No One Knows
I’ve read that US companies (banks among them) are hoarding cash to the tune of 1.8 to 2.5 trillion dollars. The percentage of cash as it relates to a firm’s total assets is rising and the velocity of money (the number of times, for example, the same dollar changes hands) is also declining. (Note: Much like “sasquatch”, “minion” or “lugubrious”, “velocity of money” is one of my favorite words/phrases).
Why is this bad? Well, say Company X has $100000 in the bank. Company X had been accumulating cash to build an addition onto its factory. It decides, though, to hold onto that cash for reasons we’ll get into in a moment. Instead of forking over that $100000 to an architect, a contractor and a building supply house, that $100000 will sit in the bank, meaning the architect, the contractor and the building supply house will be unable to turn that money around and spend it somewhere else and so on down the line.
Company X’s bank won’t lend it for the same reason Company X won’t spend it: uncertainty.
Businesses, like people, fear the unknown. Chiding businesses for not spending their hoarded trillions is the same as chiding Citizen X for not going shopping with the $20000 nest egg he’s built as a cushion in case he gets laid off.
As someone who leans conservative, I believe that government’s function vis-à-vis business is to create a stable environment which fosters competition and growth. A large part of doing that is limiting the uncertainty companies face when they are doing business. Whether it be Boeing or Fred’s Bowling Alley, there are two questions that must be answered before all others: how much will it cost me to produce my good or service and what can I charge for it.
Business is stuffing cash into mattresses these days (or might as well be…have you checked out your bank’s interest rates?) because they do not know how much it will cost them to do business. We can thank the goings on in Washington today for this uncertainty. Seems to me that our government is doing its very best to ensure that businesses are completely unable to answer the first of their two most important questions.

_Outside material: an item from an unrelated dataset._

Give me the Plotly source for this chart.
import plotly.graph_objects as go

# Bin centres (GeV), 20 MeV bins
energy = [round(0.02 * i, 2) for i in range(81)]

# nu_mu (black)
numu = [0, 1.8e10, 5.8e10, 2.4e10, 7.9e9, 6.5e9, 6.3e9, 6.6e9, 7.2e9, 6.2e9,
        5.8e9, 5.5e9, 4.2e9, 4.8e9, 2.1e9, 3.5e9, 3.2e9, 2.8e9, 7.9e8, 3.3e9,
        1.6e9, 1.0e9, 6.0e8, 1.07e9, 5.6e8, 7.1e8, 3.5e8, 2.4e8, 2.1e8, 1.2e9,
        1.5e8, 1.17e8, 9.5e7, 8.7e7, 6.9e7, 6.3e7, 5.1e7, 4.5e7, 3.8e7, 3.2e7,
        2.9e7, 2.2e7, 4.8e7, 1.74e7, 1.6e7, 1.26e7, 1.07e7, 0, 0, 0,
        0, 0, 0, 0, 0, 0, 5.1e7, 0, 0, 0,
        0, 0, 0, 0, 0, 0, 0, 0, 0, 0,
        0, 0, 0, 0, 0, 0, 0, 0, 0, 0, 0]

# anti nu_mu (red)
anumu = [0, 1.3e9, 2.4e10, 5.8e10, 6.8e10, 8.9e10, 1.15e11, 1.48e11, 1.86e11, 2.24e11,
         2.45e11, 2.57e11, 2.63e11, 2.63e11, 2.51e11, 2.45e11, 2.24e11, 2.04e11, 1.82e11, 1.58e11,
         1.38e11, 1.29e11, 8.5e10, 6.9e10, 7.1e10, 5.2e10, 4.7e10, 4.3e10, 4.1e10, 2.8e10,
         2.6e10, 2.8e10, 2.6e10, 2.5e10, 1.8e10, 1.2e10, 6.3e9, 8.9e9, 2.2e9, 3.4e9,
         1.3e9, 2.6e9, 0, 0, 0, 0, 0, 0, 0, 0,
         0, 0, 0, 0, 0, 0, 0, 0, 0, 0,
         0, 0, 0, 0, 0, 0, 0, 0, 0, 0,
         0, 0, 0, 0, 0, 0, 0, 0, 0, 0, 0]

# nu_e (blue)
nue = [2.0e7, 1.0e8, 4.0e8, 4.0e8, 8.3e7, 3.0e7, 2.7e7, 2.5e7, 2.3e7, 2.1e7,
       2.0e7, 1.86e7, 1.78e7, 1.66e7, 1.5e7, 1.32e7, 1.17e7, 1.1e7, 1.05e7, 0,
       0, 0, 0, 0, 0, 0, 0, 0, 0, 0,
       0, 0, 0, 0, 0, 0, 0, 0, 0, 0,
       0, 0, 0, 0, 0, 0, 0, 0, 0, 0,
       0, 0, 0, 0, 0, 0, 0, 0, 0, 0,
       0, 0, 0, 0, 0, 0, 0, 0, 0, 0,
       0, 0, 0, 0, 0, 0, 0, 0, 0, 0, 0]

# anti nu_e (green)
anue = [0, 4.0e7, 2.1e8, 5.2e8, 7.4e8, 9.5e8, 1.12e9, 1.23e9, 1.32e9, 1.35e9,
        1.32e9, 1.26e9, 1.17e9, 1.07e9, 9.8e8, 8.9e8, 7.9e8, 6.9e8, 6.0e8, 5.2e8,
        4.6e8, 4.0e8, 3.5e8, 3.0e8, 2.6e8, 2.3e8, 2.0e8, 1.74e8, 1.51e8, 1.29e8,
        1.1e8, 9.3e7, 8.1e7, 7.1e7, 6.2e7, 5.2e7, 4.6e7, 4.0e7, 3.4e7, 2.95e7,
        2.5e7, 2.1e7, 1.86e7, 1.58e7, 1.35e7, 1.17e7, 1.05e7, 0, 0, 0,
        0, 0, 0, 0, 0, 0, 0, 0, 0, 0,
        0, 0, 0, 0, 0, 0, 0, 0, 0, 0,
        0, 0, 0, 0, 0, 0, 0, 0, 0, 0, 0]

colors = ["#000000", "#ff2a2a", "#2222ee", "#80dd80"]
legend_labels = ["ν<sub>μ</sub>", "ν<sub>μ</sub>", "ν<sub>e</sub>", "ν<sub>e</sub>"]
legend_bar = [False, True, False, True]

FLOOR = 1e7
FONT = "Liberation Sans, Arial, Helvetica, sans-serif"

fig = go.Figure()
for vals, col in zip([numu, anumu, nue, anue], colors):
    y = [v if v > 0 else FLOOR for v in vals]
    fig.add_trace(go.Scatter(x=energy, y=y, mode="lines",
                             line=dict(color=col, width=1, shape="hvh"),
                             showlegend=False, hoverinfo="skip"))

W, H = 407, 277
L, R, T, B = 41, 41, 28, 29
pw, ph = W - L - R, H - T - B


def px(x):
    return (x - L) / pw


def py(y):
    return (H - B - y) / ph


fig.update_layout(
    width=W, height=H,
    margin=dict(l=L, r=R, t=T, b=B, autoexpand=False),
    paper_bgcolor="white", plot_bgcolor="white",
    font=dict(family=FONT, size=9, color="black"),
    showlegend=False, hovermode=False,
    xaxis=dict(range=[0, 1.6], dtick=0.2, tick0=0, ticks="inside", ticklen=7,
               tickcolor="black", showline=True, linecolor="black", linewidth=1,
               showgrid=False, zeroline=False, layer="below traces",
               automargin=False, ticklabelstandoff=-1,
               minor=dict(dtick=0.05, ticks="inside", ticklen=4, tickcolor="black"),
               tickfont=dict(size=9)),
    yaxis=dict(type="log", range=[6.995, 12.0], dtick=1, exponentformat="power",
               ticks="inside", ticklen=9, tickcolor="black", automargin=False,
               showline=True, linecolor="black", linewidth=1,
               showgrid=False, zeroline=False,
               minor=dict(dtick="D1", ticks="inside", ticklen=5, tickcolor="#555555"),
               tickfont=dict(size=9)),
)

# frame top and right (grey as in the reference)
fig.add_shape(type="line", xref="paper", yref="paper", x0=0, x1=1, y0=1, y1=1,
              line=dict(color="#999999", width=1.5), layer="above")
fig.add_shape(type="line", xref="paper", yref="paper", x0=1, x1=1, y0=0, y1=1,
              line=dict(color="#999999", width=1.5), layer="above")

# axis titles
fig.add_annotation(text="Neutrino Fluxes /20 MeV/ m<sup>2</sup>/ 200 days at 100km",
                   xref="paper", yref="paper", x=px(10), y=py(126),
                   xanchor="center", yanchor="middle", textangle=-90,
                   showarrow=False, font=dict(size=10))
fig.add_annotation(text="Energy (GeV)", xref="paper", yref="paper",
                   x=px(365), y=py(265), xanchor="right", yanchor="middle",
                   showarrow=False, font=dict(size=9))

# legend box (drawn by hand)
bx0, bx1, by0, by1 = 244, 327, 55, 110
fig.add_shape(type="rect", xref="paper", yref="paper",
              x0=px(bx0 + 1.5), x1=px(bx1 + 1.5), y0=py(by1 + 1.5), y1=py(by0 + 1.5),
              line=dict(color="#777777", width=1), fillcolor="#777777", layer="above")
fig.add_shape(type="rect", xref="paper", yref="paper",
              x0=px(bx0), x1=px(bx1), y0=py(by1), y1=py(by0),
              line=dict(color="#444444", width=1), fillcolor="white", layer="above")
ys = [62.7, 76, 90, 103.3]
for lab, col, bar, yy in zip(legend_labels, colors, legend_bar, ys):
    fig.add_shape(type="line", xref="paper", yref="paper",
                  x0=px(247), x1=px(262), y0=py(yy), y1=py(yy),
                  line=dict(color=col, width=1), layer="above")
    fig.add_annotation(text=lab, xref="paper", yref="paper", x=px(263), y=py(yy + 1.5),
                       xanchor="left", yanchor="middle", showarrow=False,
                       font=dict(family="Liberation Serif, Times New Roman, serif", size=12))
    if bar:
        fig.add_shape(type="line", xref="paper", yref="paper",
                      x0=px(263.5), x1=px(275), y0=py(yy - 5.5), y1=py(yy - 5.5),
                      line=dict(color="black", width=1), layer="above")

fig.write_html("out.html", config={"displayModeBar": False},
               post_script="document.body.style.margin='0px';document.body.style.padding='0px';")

Exhibit One: Tax policy. Cuts in the death tax rate are set to expire at the end of this year, with rates set to go as high as 55%. I saw a story on the news about a mill owner in Alabama whose business is valued at about fifty million dollars. If these rates do go up that high, his priority suddenly shifts from investing in plant, equipment and people to ensuring there’s enough cash to pay the tax bill so that his sons won’t have to sell this business in order to settle it. Right now Congress is dithering over whether or not to extend the cut. You can bet this business owner his holding onto his cabbage until our gub’mint decides on which side to land.
Exhibit Two: Passing laws without knowing what is in them or how they will work. Back in March, Obamacare was passed and we got this assurance from Nancy Pelosi:
Today, Freddie and Fannie Mac (Christopher Dodd and Barney Frank) gave us financial market reform. Senator Dodd, after explaining how this legislation would touch every facet of our lives, had this to say about the bill:
“No one will know until this is actually in place how it works. But we believe we’ve done something that has been needed for a long time. It took a crisis to bring us to the point where we could actually get this job done.”
Little is known about how these bills will actually work because the numerous bureaucracies both create haven’t written the regulations required by the legislation. Think about it. One bill restructures one sixth of the American economy. Another makes significant changes to how money moves through our financial systems. The folks who wrote and passed the legislation have little idea how it will affect the country and its economy.
This issue came into sharp focus when Representative Henry Waxman called CEOs of several large corporations to come before Congress to explain why they took charges against earnings because of Obamacare. Apparently Waxman saw this as a ploy by the Big Horrible Corporations to give Obamacare a black eye, not knowing that such charges were required by accounting rules. Waxman quietly cancelled the hearings when he was schooled on the law.
Is it any surprise that business owners, large and small, are digging holes in their backyards and burying their cash?